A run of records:
>> Begin

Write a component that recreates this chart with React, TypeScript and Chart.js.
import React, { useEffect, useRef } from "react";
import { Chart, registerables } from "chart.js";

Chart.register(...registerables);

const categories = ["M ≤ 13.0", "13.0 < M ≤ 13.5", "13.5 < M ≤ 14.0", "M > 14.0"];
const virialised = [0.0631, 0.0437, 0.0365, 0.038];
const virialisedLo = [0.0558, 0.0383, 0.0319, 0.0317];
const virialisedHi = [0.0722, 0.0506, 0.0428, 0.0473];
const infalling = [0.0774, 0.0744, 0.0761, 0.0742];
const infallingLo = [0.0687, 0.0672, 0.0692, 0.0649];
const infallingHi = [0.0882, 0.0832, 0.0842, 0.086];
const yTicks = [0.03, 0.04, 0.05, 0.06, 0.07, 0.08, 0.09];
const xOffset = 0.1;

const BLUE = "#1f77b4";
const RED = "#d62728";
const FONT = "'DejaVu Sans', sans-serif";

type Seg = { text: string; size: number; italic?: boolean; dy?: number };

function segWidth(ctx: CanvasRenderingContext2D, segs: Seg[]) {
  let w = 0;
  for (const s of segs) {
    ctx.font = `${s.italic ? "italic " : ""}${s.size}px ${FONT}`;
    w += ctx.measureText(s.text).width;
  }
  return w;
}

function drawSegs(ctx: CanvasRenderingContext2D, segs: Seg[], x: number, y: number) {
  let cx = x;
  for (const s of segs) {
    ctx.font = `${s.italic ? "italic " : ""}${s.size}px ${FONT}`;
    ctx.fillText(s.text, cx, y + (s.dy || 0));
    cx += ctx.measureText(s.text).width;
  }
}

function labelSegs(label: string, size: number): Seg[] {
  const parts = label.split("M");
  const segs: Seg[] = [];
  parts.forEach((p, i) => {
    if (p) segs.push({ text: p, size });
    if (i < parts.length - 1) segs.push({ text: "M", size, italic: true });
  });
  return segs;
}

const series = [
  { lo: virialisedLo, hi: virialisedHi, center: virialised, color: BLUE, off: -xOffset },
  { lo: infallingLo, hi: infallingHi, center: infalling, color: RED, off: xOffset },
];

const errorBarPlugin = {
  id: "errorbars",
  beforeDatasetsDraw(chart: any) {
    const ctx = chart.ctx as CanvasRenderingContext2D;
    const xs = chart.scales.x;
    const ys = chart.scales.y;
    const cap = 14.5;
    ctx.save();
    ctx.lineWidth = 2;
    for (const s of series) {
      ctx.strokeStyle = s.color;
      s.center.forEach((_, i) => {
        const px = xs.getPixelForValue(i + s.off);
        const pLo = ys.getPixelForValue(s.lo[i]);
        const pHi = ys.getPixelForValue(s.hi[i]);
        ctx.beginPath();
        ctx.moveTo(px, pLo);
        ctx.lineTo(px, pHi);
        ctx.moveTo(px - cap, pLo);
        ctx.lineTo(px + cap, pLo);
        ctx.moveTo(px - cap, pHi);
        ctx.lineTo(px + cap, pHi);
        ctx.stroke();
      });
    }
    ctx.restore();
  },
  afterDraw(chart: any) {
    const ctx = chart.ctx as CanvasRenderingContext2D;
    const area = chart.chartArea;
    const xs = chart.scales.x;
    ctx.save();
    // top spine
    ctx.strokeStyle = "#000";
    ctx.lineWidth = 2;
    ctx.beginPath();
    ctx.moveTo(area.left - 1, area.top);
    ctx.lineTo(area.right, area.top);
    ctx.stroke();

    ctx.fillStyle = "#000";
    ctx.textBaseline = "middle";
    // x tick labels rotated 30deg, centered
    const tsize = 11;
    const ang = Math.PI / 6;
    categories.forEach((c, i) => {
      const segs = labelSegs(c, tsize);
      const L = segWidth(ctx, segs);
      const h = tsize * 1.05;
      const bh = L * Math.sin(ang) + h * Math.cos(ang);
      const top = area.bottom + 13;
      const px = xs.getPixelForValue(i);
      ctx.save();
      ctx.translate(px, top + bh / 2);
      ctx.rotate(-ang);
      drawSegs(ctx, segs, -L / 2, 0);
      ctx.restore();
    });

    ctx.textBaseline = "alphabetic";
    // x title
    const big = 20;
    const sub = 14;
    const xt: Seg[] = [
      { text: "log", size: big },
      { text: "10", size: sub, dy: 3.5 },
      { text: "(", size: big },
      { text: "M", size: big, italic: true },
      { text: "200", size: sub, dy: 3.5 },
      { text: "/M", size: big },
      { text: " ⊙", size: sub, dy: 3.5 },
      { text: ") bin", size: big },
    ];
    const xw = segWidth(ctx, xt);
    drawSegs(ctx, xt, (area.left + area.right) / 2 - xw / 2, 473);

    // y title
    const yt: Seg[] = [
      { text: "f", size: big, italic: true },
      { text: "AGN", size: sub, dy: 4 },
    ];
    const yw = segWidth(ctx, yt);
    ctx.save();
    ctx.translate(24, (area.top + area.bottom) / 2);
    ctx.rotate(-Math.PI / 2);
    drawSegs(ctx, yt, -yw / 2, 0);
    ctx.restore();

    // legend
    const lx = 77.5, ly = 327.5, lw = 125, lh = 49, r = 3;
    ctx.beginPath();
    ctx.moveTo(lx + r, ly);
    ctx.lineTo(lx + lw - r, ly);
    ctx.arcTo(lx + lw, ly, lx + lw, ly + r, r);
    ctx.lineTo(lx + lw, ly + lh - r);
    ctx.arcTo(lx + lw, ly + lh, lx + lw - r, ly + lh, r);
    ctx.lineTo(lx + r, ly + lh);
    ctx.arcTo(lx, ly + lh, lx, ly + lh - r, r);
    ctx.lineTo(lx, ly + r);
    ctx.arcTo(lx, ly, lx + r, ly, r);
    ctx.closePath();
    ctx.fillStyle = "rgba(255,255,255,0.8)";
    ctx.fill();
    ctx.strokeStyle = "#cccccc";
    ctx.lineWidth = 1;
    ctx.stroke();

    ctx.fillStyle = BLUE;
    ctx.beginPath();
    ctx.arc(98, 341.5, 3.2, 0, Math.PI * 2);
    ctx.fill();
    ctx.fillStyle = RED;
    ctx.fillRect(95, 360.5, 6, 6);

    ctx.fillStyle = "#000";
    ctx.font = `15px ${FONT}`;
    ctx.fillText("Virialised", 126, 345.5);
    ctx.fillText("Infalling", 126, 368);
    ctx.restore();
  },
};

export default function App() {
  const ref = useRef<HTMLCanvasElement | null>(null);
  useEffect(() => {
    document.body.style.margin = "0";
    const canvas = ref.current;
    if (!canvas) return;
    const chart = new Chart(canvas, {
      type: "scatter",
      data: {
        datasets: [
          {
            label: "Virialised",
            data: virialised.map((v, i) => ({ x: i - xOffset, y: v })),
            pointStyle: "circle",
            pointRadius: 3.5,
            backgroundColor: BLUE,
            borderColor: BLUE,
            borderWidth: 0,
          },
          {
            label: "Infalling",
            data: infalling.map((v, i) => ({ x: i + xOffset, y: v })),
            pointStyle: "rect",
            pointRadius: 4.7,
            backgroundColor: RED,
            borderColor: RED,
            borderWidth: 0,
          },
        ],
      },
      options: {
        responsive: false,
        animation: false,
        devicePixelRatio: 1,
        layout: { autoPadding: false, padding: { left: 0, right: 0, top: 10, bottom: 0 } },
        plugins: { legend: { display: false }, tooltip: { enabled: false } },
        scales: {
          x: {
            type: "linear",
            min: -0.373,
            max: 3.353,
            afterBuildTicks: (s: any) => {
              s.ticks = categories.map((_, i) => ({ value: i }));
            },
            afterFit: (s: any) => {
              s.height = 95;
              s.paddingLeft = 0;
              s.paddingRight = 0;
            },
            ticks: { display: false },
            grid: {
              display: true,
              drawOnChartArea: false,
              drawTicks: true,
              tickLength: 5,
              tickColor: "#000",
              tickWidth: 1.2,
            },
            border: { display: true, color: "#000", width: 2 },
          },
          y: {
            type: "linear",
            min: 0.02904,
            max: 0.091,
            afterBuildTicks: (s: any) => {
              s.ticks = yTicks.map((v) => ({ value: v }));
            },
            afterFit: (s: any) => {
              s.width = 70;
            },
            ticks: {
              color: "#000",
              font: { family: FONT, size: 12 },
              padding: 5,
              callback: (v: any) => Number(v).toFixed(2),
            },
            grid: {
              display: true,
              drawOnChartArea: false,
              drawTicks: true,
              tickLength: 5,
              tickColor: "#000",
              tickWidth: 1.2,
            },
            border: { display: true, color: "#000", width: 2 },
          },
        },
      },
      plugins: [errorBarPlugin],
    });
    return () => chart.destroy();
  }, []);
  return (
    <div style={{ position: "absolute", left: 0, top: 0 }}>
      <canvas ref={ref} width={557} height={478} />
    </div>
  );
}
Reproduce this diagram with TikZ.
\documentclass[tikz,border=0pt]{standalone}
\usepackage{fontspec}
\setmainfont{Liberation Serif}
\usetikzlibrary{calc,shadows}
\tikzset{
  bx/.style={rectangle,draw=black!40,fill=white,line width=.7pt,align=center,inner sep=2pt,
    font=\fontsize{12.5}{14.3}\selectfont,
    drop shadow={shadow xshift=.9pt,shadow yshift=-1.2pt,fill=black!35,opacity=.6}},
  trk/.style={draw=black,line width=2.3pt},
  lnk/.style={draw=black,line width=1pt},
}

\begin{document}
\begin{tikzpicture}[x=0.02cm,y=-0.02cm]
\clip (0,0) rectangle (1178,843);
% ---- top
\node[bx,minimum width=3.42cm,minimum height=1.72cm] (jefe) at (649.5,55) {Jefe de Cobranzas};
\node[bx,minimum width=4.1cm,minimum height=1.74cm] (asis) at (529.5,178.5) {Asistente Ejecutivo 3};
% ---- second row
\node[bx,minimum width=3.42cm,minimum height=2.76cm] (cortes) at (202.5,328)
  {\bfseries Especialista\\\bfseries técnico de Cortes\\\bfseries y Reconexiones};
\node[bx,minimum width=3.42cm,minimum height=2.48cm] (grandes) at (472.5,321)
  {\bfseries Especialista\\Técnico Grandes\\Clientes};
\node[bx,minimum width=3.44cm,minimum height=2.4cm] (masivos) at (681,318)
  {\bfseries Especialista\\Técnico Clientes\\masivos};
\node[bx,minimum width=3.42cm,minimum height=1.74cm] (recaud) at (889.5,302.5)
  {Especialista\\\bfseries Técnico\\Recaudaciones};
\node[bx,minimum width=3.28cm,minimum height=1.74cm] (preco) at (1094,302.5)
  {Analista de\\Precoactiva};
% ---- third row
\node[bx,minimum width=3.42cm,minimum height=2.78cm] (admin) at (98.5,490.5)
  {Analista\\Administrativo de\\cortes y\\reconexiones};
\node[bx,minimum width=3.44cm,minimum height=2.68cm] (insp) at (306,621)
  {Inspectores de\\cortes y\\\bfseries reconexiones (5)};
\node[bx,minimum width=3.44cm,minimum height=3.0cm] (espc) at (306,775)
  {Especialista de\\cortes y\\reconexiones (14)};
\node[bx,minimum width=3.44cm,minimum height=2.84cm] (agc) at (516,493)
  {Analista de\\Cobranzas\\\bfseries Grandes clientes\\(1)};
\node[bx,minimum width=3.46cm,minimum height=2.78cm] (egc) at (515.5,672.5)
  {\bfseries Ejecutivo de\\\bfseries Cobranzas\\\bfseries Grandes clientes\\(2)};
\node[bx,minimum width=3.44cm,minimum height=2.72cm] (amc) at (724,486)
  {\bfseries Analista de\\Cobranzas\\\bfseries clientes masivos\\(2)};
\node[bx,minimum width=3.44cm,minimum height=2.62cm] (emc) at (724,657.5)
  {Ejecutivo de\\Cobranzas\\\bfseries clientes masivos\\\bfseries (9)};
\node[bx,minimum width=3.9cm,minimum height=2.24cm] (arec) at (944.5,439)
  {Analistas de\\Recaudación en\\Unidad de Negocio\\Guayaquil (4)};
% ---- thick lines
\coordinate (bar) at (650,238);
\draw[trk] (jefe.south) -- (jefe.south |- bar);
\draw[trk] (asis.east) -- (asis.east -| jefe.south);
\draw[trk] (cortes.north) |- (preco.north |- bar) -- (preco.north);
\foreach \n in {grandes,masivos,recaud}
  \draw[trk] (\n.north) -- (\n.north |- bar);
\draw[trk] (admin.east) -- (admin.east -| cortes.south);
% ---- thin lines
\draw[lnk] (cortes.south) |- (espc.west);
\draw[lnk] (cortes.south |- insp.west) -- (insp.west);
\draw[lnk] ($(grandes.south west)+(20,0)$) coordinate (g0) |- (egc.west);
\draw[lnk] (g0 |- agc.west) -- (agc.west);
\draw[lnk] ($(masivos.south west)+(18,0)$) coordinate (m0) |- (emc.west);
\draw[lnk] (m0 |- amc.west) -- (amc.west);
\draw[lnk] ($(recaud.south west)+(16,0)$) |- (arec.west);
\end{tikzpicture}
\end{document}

>> End

== Required task ==
Set down, exactly as written, each line of the data from its opening line through the one containing "string; size: number;". Output nothing more.

== Finished task ==
Write a component that recreates this chart with React, TypeScript and Chart.js.
import React, { useEffect, useRef } from "react";
import { Chart, registerables } from "chart.js";

Chart.register(...registerables);

const categories = ["M ≤ 13.0", "13.0 < M ≤ 13.5", "13.5 < M ≤ 14.0", "M > 14.0"];
const virialised = [0.0631, 0.0437, 0.0365, 0.038];
const virialisedLo = [0.0558, 0.0383, 0.0319, 0.0317];
const virialisedHi = [0.0722, 0.0506, 0.0428, 0.0473];
const infalling = [0.0774, 0.0744, 0.0761, 0.0742];
const infallingLo = [0.0687, 0.0672, 0.0692, 0.0649];
const infallingHi = [0.0882, 0.0832, 0.0842, 0.086];
const yTicks = [0.03, 0.04, 0.05, 0.06, 0.07, 0.08, 0.09];
const xOffset = 0.1;

const BLUE = "#1f77b4";
const RED = "#d62728";
const FONT = "'DejaVu Sans', sans-serif";

type Seg = { text: string; size: number; italic?: boolean; dy?: number };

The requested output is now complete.